# Set Top Box & SCART Splitter



## SamuelH82 (Sep 3, 2010)

Hi folks!

I have a set top box which only has one SCART OUTPUT. I want to connect it to more than one device - my TV, my DVD player, and possibly a wireless video sender. I know that there is such a thing as a SCART splitter box - my dad used to use one of these. However, I've also heard that these only work when connecting more than one device to a TV with only one SCART INPUT.

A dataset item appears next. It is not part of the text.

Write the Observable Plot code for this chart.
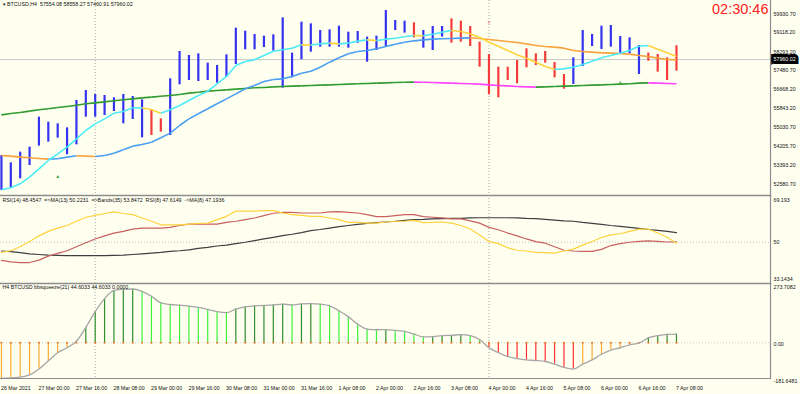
<!DOCTYPE html>
<html><head><meta charset="utf-8">
<script src="https://cdn.jsdelivr.net/npm/d3@7"></script>
<script src="https://cdn.jsdelivr.net/npm/@observablehq/plot@0.6"></script>
<style>
html,body{margin:0;padding:0;background:#FFFFF0;}
#chart{position:relative;width:800px;height:394px;overflow:hidden;background:#FFFFF0;}
#chart > div{position:absolute;left:0;}
svg{overflow:visible;}
</style></head><body>
<div id="chart"><div id="p1" style="top:0px"></div><div id="p2" style="top:195px"></div><div id="p3" style="top:283px"></div></div>
<script>
// ---------- DATA ----------
const xLabels = ["26 Mar 2021","27 Mar 00:00","27 Mar 16:00","28 Mar 08:00","29 Mar 00:00","29 Mar 16:00","30 Mar 08:00","31 Mar 00:00","31 Mar 16:00","1 Apr 08:00","2 Apr 00:00","2 Apr 16:00","3 Apr 08:00","4 Apr 00:00","4 Apr 16:00","5 Apr 08:00","6 Apr 00:00","6 Apr 16:00","7 Apr 08:00"];
const separators = [10, 52];
const highs = [53812,53495,53956,54172,55470,55253,55181,55008,56190,56623,56450,56407,56306,56450,56364,56219,55787,55398,57127,58309,58136,58208,57805,57704,58165,59318,59188,59044,58972,59030,59765,58237,59577,59505,59217,59246,59404,59145,59174,58929,58972,60082,59649,59620,59549,59217,59390,59390,59721,59620,59390,58712,58179,57631,57631,57920,58424,58208,58309,57834,57315,58035,59217,59044,59404,59433,58958,58900,58569,58237,58179,58035,58558.27];
const lows = [52299,52414,52803,53380,54216,54388,54561,53841,54273,55470,55470,55542,55715,55181,55369,54576,54677,54821,54677,56868,57055,57012,57055,56940,57199,57747,58381,58381,58482,58324,56724,57170,57949,58280,58496,58496,58496,58453,58669,57848,58352,58525,59217,59102,58900,58453,58352,58929,58669,58712,58525,57631,56435,56306,57055,56911,57603,57704,57805,57170,56680,56882,57661,58525,58396,58496,58208,58208,57315,57891,57416,57055,57460.91];
const barDir = "uuuuuuuuuuuuuuuudduuuuuuuuuuuuuuuuuuuuuuuuuuduuuddddddddddddduuuuuuuuddd".split("");
const fastMA = [52328,52414,52587,52875,53235,53596,53884,54172,54533,54893,55181,55397,55642,55714,55873,55873,55787,55642,55787,55974,56190,56406,56594,56911,57228,57703,57876,57948,58136,58323,58381,58453,58597,58590,58640,58669,58640,58669,58756,58813,58784,58842,58885,58943,59001,58986,59058,59145,59217,59174,59073,58929,58712,58539,58352,58165,58021,57848,57660,57531,57559,57631,57747,57891,58035,58136,58237,58352,58539,58568,58410,58251,58093];
const midMA = [53812,53783,53740,53711,53682,53653,53668,53740,53798,53783,53769,53812,53913,54057,54216,54288,54388,54576,54778,55109,55397,55614,55830,56046,56262,56478,56695,56839,57012,57098,57127,57228,57372,57458,57631,57848,58035,58208,58309,58352,58424,58525,58626,58712,58770,58813,58842,58857,58871,58885,58900,58871,58828,58784,58741,58698,58640,58568,58525,58496,58453,58352,58309,58280,58251,58237,58222,58194,58136,58093,58021,57963,57948];
const slowMA = [55570,55628,55671,55729,55787,55830,55887,55931,55988,56046,56089,56132,56176,56219,56262,56305,56334,56377,56406,56450,56507,56550,56594,56622,56651,56680,56709,56738,56752,56781,56795,56810,56824,56839,56853,56867,56882,56896,56911,56925,56940,56954,56968,56978,56985,56980,56968,56954,56940,56925,56911,56896,56867,56839,56824,56795,56781,56767,56781,56795,56810,56824,56839,56853,56867,56882,56896,56911,56940,56954,56940,56925,56911];
const upArrows = [{i: 6, p: 52904}, {i: 66, p: 56981}];
const downArrows = [{i: 52, p: 59576}];
const priceTicks = [59930.70,59118.20,58293.20,57480.70,56668.20,55843.20,55030.70,54205.70,53393.20,52580.70];
const lastClose = 57960.02;
const priceHeader = "\u25BE BTCUSD,H4  57554.08 58558.27 57460.91 57960.02";
const timerText = "02:30:46";

const rsiYellow = [45.7,46.4,48.1,50.3,52.7,54.6,56.0,57.1,58.9,60.6,61.4,62.2,62.9,62.2,61.7,60.3,58.9,57.4,57.4,57.4,57.7,58.0,58.1,59.6,61.0,63.2,63.2,63.2,63.4,63.4,62.4,61.7,61.4,61.0,61.0,60.3,59.6,58.4,58.4,58.1,58.1,58.6,58.9,58.9,59.3,58.3,58.4,58.6,58.1,57.1,55.6,53.1,50.3,49.4,47.7,46.6,46.3,45.7,45.6,45.4,46.3,47.1,48.8,50.3,52.0,53.1,53.6,54.6,55.6,55.6,53.9,52.1,49.6];
const rsiBrown = [42.3,41.7,41.4,41.4,42.4,44.1,45.3,46.4,48.1,49.8,51.4,52.7,53.9,54.6,55.6,56.0,56.0,56.0,56.3,57.1,57.7,57.7,57.7,57.7,58.4,58.9,59.6,60.3,61.3,62.3,62.7,62.7,62.4,62.4,62.4,62.9,63.0,62.7,62.4,61.7,60.9,60.9,61.3,61.7,61.7,60.9,60.6,60.3,59.9,59.9,59.1,58.1,56.3,55.3,53.9,52.7,51.4,50.3,49.6,48.1,46.6,46.3,46.1,46.1,47.0,48.6,49.4,50.0,50.4,50.6,50.4,50.1,50.2];
const rsiBands = [46.3,46.0,45.6,45.1,44.8,44.5,44.4,44.3,44.3,44.3,44.3,44.3,44.4,44.5,44.8,45.1,45.4,45.7,46.1,46.4,46.8,47.4,47.8,48.4,48.8,49.4,50.0,50.7,51.4,52.1,52.8,53.4,54.1,54.9,55.4,56.0,56.6,57.1,57.6,58.0,58.3,58.6,58.9,59.3,59.6,59.7,59.9,60.0,60.1,60.1,60.3,60.4,60.4,60.4,60.4,60.3,60.1,60.0,59.7,59.4,59.1,58.9,58.4,58.0,57.6,57.1,56.7,56.3,55.9,55.4,55.0,54.6,54.1];
const rsiMin = 33.1434, rsiMax = 69.193, rsiMid = 50;
const rsiHeader = "RSI(14) 48.4547  =>MA(13) 50.2231  =>Bands(35) 53.8472  RSI(8) 47.6149  ->MA(8) 47.1936";

const squeeze = [-181.6481,-178,-175,-163.6,-133.6,-91.9,-50.2,-25.2,8,78.1,158.1,224.8,266.5,272,273.7082,261.5,236.5,203.2,194.8,191.5,186.5,179.8,169.8,158.1,153.1,171.5,183.2,188.2,189.8,193.2,196.5,193.2,198.1,199.8,196.5,188.2,163.1,133.1,94.8,69.8,66.5,67.0,63.1,58.1,44.8,29.8,31.5,36.5,38.1,41.5,36.5,16.5,-25.2,-50.2,-70.2,-80.2,-86.9,-90.2,-95.2,-108.6,-125.2,-133.6,-108.6,-86.9,-58.5,-36.9,-25.2,-10,-2,24.8,36.5,43.1,44.6033];
const sqMin = -181.6481, sqMax = 273.7082;
const sqHeader = "H4 BTCUSD bbsqueeze(21) 44.6033 44.6033 0.0000";

// ---------- HELPERS ----------
const FONT = "'Liberation Sans', Arial, sans-serif";
const FS = 5.3;
const N = highs.length;
const idx = d3.range(N);
const xDomain = [-0.1, 82.03];
const labelIdx = xLabels.map((_, k) => k * 4);
const segs = (arr, up, down) => idx.slice(1).map(i => ({a: i - 1, b: i, va: arr[i - 1], vb: arr[i], k: arr[i] >= arr[i - 1] ? up : down}));
const baseStyle = {background: "transparent", fontFamily: FONT, fontSize: FS + "px", overflow: "visible", color: "#000"};
const sepMark = () => Plot.ruleX(separators, {x: d => d, stroke: "#A8A8A8", strokeDasharray: "1,2"});

// ---------- PANE 1: PRICE ----------
const p1 = Plot.plot({
  width: 800, height: 195, marginLeft: 0, marginRight: 30, marginTop: 0, marginBottom: 0,
  style: baseStyle,
  x: {domain: xDomain, axis: null},
  y: {domain: [52082, 60514], axis: null},
  color: {domain: ["bu","bd","fu","fd","mu","md","su","sd"], range: ["#3434F0","#F53C3C","#4DEAF7","#FFD23C","#4A9EF2","#F7A23C","#2F9B2F","#FF40FF"]},
  marks: [
    sepMark(),
    Plot.ruleY([lastClose], {stroke: "#C8C8C8"}),
    Plot.ruleX(idx, {x: i => i, y1: i => lows[i], y2: i => highs[i], stroke: i => barDir[i] === "u" ? "bu" : "bd", strokeWidth: 2.2}),
    Plot.link(segs(slowMA, "su", "sd"), {x1: "a", x2: "b", y1: "va", y2: "vb", stroke: "k", strokeWidth: 1.6}),
    Plot.link(segs(midMA, "mu", "md"), {x1: "a", x2: "b", y1: "va", y2: "vb", stroke: "k", strokeWidth: 1.6}),
    Plot.link(segs(fastMA, "fu", "fd"), {x1: "a", x2: "b", y1: "va", y2: "vb", stroke: "k", strokeWidth: 1.6}),
    Plot.text(upArrows, {x: "i", y: "p", text: () => "\u25B2", fill: "#3FA03F", fontSize: 5}),
    Plot.text(downArrows, {x: "i", y: "p", text: () => "\u25BC", fill: "#F08A8A", fontSize: 5}),
    Plot.text(priceTicks, {y: d => d, text: d => d.toFixed(2), frameAnchor: "right", textAnchor: "start", dx: 3, fill: "#111", fontSize: FS}),
    Plot.text([lastClose], {y: d => d, text: d => d.toFixed(2), frameAnchor: "right", textAnchor: "start", dx: 3, fill: "#FFF", stroke: "#000", strokeWidth: 6, strokeLinejoin: "miter", paintOrder: "stroke", fontSize: FS}),
    Plot.text([priceHeader], {text: d => d, frameAnchor: "top-left", textAnchor: "start", lineAnchor: "top", dx: 2, dy: 2, fill: "#111", fontSize: FS}),
    Plot.text([timerText], {text: d => d, frameAnchor: "top-right", textAnchor: "end", lineAnchor: "top", dx: -2, dy: 3, fill: "#FF2020", fontSize: 14.5, letterSpacing: 0.3}),
    Plot.frame({anchor: "right", stroke: "#8C8C8C", strokeWidth: 1.2})
  ]
});
document.getElementById("p1").appendChild(p1);

// ---------- PANE 2: RSI ----------
const p2 = Plot.plot({
  width: 800, height: 88, marginLeft: 0, marginRight: 30, marginTop: 0, marginBottom: 0,
  style: baseStyle,
  x: {domain: xDomain, axis: null},
  y: {domain: [rsiMin, rsiMax], range: [86.5, 1.5], axis: null},
  marks: [
    sepMark(),
    Plot.ruleY([rsiMid], {stroke: "#BDBDBD", strokeDasharray: "1,2"}),
    Plot.line(idx, {x: i => i, y: i => rsiBands[i], stroke: "#3E3E3E", strokeWidth: 1.2}),
    Plot.line(idx, {x: i => i, y: i => rsiBrown[i], stroke: "#C86060", strokeWidth: 1.2}),
    Plot.line(idx, {x: i => i, y: i => rsiYellow[i], stroke: "#FFD23C", strokeWidth: 1.2}),
    Plot.text([rsiMax], {y: d => d, text: d => String(d), frameAnchor: "right", textAnchor: "start", dx: 3, dy: 3.2, fill: "#111", fontSize: FS}),
    Plot.text([rsiMid], {y: d => d, text: d => String(d), frameAnchor: "right", textAnchor: "start", dx: 3, dy: 0.5, fill: "#111", fontSize: FS}),
    Plot.text([rsiMin], {y: d => d, text: d => String(d), frameAnchor: "right", textAnchor: "start", dx: 3, dy: -3.2, fill: "#111", fontSize: FS}),
    Plot.text([rsiHeader], {text: d => d, frameAnchor: "top-left", textAnchor: "start", lineAnchor: "top", dx: 2, dy: 2.5, fill: "#111", fontSize: FS}),
    Plot.frame({anchor: "top", stroke: "#8C8C8C", strokeWidth: 1.5}),
    Plot.frame({anchor: "right", stroke: "#8C8C8C", strokeWidth: 1.2})
  ]
});
document.getElementById("p2").appendChild(p2);

// ---------- PANE 3: BB SQUEEZE ----------
const sqData = idx.map(i => ({i, v: squeeze[i], k: (i > 0 && squeeze[i] < squeeze[i - 1]) ? (squeeze[i] >= 0 ? "pd" : "nd") : (squeeze[i] >= 0 ? "pu" : "nu")}));
const p3 = Plot.plot({
  width: 800, height: 111, marginLeft: 0, marginRight: 30, marginTop: 0, marginBottom: 16,
  style: baseStyle,
  x: {domain: xDomain, axis: null},
  y: {domain: [sqMin, sqMax], range: [95, 5.5], axis: null},
  color: {domain: ["pu","pd","nu","nd"], range: ["#2E8F2E","#3CF03C","#FFAA33","#FF3030"]},
  marks: [
    sepMark(),
    Plot.ruleY([0], {stroke: "#D0D0D0", strokeDasharray: "1,2"}),
    Plot.ruleX(sqData, {x: "i", y1: 0, y2: "v", stroke: "k", strokeWidth: 1.2}),
    Plot.dot(idx, {x: i => i, y: 0, r: 1, fill: "#E8742A", stroke: null}),
    Plot.line(sqData, {x: "i", y: "v", stroke: "#A6A6A6", strokeWidth: 1.3, curve: "monotone-x"}),
    Plot.text([sqMax], {y: d => d, text: d => d.toFixed(4), frameAnchor: "right", textAnchor: "start", dx: 3, dy: -1.8, fill: "#111", fontSize: FS}),
    Plot.text([0], {y: d => d, text: d => d.toFixed(2), frameAnchor: "right", textAnchor: "start", dx: 3, dy: 1, fill: "#111", fontSize: FS}),
    Plot.text([sqMin], {y: d => d, text: d => d.toFixed(4), frameAnchor: "right", textAnchor: "start", dx: 3, dy: 2.3, fill: "#111", fontSize: FS}),
    Plot.text([sqHeader], {text: d => d, frameAnchor: "top-left", textAnchor: "start", lineAnchor: "top", dx: 2, dy: 2, fill: "#111", fontSize: FS}),
    Plot.text(labelIdx, {x: d => d, text: d => xLabels[d / 4], frameAnchor: "bottom", textAnchor: "start", lineAnchor: "middle", dx: -0.5, dy: 10, fill: "#111", fontSize: FS}),
    Plot.frame({anchor: "top", stroke: "#8C8C8C", strokeWidth: 1.5}),
    Plot.frame({anchor: "right", stroke: "#8C8C8C", strokeWidth: 1.2}),
    Plot.frame({anchor: "bottom", stroke: "#8C8C8C", strokeWidth: 1.2})
  ]
});
document.getElementById("p3").appendChild(p3);
</script>
</body></html>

Is there any such device that will work in reverse, so that I can take the OUTPUT from the set top box and split it, so that I can connect to three INPUTS?


----------



## leroys1000 (Aug 16, 2007)

You should be able to connect the scart output from
the set top box to one input on a scart switch.
Connect the switch output to the TV.
That would leave any other inputs open for other
devices on the switch.
You would have to change inputs at the switch
to change devices though.


----------



## SamuelH82 (Sep 3, 2010)

leroys1000 said:


> You should be able to connect the scart output from
> the set top box to one input on a scart switch.
> Connect the switch output to the TV.
> That would leave any other inputs open for other
> ...


Sorry leroys1000, but I think you have misunderstood me. Surely what you are suggesting would supply the TV with INPUT from 3 devices? What I want to do is split the OUTPUT from a set-top box across three SCART outputs.


----------



## leroys1000 (Aug 16, 2007)

Ah,OK.
Then you are probably looking for something similar to this.
http://alatest.com/user-reviews/miscellaneous/ex-pro-premium-silver-3-way-scart-splitter-shielded-cable-stress-reliefs-21-pin-fully-screen-2-year-ex-pro-warranty/pu3-70213218,2/
It's just a splitter cable.
Should do the job.


----------



## SamuelH82 (Sep 3, 2010)

leroys1000 said:


> Ah,OK.
> Then you are probably looking for something similar to this.
> http://alatest.com/user-reviews/mis...screen-2-year-ex-pro-warranty/pu3-70213218,2/
> It's just a splitter cable.
> Should do the job.


Yes, I think that's what I'm looking for. I've seen them advertised before but I wasn't sure if they would do the job, but I'll get one and give it a try. Thanks.


----------